- **YOUR TASK**
Retype the data exactly, from its first line to the line containing "import plotly.graph_objects as go", including both, and skip any picture.
((
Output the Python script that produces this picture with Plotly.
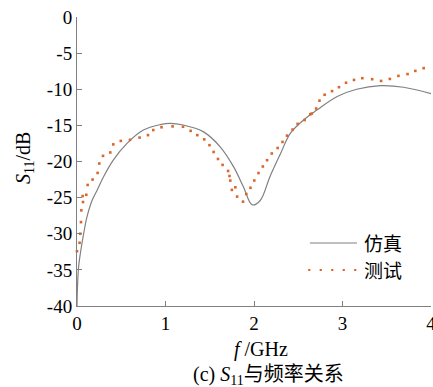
import plotly.graph_objects as go

# Simulated S11 (solid gray line)
sim_f = [0.0, 0.005, 0.018, 0.037, 0.075, 0.11, 0.17, 0.226, 0.30, 0.41, 0.565, 0.75, 0.94, 1.05,
         1.2, 1.43, 1.62, 1.77, 1.88, 1.98, 2.07, 2.18, 2.30, 2.41, 2.56, 2.71, 2.94, 3.16, 3.43, 3.69, 4.0]
sim_db = [-40.0, -37.5, -34.6, -32.8, -30.0, -27.8, -25.4, -24.0, -22.1, -19.8, -17.5, -15.65, -14.9, -14.72,
          -14.95, -15.9, -18.0, -20.75, -23.5, -26.0, -25.4, -22.1, -18.9, -16.1, -14.26, -12.88, -11.0, -10.0, -9.5, -9.72, -10.6]

# Measured S11 (orange dots)
meas_f = [0.0, 0.029, 0.037, 0.045, 0.049, 0.068, 0.064, 0.105, 0.120, 0.176, 0.233, 0.252, 0.294, 0.376,
          0.410, 0.495, 0.599, 0.707, 0.802, 0.862, 0.955, 1.080, 1.198, 1.284, 1.359, 1.438, 1.497, 1.544,
          1.593, 1.645, 1.707, 1.723, 1.732, 1.750, 1.789, 1.809, 1.876, 1.913, 1.960, 2.003, 2.051, 2.100,
          2.148, 2.201, 2.267, 2.322, 2.373, 2.436, 2.493, 2.572, 2.636, 2.653, 2.702, 2.740, 2.798, 2.882,
          2.960, 3.040, 3.130, 3.224, 3.335, 3.436, 3.535, 3.632, 3.735, 3.823, 3.917]
meas_db = [-32.42, -31.25, -30.0, -28.39, -26.76, -25.61, -24.78, -24.61, -23.25, -22.5, -21.58, -20.28, -19.22, -18.75,
           -17.63, -17.15, -17.0, -16.69, -16.35, -15.65, -15.26, -15.14, -15.19, -15.76, -16.35, -16.94, -17.74, -18.68,
           -19.65, -20.47, -21.31, -22.01, -22.64, -23.93, -23.57, -24.86, -25.56, -24.5, -23.64, -22.63, -21.6, -20.69,
           -19.82, -18.89, -18.13, -17.29, -16.42, -15.58, -14.79, -14.26, -13.46, -13.36, -12.67, -11.58, -10.76, -10.26,
           -9.71, -9.10, -8.71, -8.47, -8.61, -8.85, -8.57, -8.15, -7.90, -7.46, -7.08]

x_ticks = [0, 1, 2, 3, 4]
y_ticks = [0, -5, -10, -15, -20, -25, -30, -35, -40]
legend_names = ["仿真", "测试"]
x_title = "<i>f</i> /GHz"
y_title = "<i>S</i><sub>11</sub>/dB"
caption = "(c) <i>S</i><sub>11</sub>与频率关系"

SIM_COLOR = "#808080"
MEAS_COLOR = "#d9662a"
AXIS_COLOR = "#808080"
FONT = "Liberation Serif, Noto Sans CJK SC, serif"

fig = go.Figure()
fig.add_trace(go.Scatter(x=sim_f, y=sim_db, mode="lines", line=dict(color=SIM_COLOR, width=1.2, shape="spline"),
                         name=legend_names[0], showlegend=False, cliponaxis=False))
fig.add_trace(go.Scatter(x=meas_f, y=meas_db, mode="markers",
                         marker=dict(color=MEAS_COLOR, size=2.6, symbol="square", line=dict(width=0)),
                         name=legend_names[1], showlegend=False, cliponaxis=False))

axis_common = dict(showline=True, linecolor=AXIS_COLOR, linewidth=1, ticks="inside", ticklen=5,
                   tickcolor=AXIS_COLOR, showgrid=False, zeroline=False, mirror=False, automargin=False,
                   ticklabeloverflow="allow",
                   tickfont=dict(family=FONT, size=19, color="black"))
fig.update_xaxes(range=[0, 4], tickvals=x_ticks, ticktext=[str(v) for v in x_ticks], **axis_common)
fig.update_yaxes(range=[-40, 0], tickvals=y_ticks, ticktext=[str(v) for v in y_ticks], **axis_common)

# manual legend
fig.add_shape(type="line", xref="paper", yref="paper", x0=0.658, x1=0.791, y0=0.218, y1=0.218,
              line=dict(color=SIM_COLOR, width=1.2))
fig.add_shape(type="line", xref="paper", yref="paper", x0=0.653, x1=0.80, y0=0.1246, y1=0.1246,
              line=dict(color=MEAS_COLOR, width=2.2, dash="2.2px,9.3px"))
for name, yp in zip(legend_names, [0.218, 0.1246]):
    fig.add_annotation(text=name, xref="paper", yref="paper", x=0.805, y=yp, xanchor="left", yanchor="middle",
                       showarrow=False, font=dict(family="Noto Sans CJK SC", size=19, color="black"))

fig.add_annotation(text=x_title, xref="paper", yref="paper", x=0.52, y=-0.152, xanchor="center", yanchor="middle",
                   showarrow=False, font=dict(family=FONT, size=20, color="black"))
fig.add_annotation(text=y_title, xref="paper", yref="paper", x=-0.15, y=0.512, xanchor="center", yanchor="middle",
                   textangle=-90, showarrow=False, font=dict(family=FONT, size=20, color="black"))
fig.add_annotation(text=caption, xref="paper", yref="paper", x=0.54, y=-0.239, xanchor="center", yanchor="middle",
                   showarrow=False, font=dict(family=FONT, size=20, color="black"))

fig.update_layout(width=433, height=387, margin=dict(l=77, r=2, t=17, b=81),
                  plot_bgcolor="white", paper_bgcolor="white", showlegend=False)
fig.write_html("out.html", config={"displayModeBar": False},
               post_script="document.body.style.margin='0';document.body.style.overflow='hidden';")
))
- **ANSWER TO THE TASK**
Output the Python script that produces this picture with Plotly.
import plotly.graph_objects as go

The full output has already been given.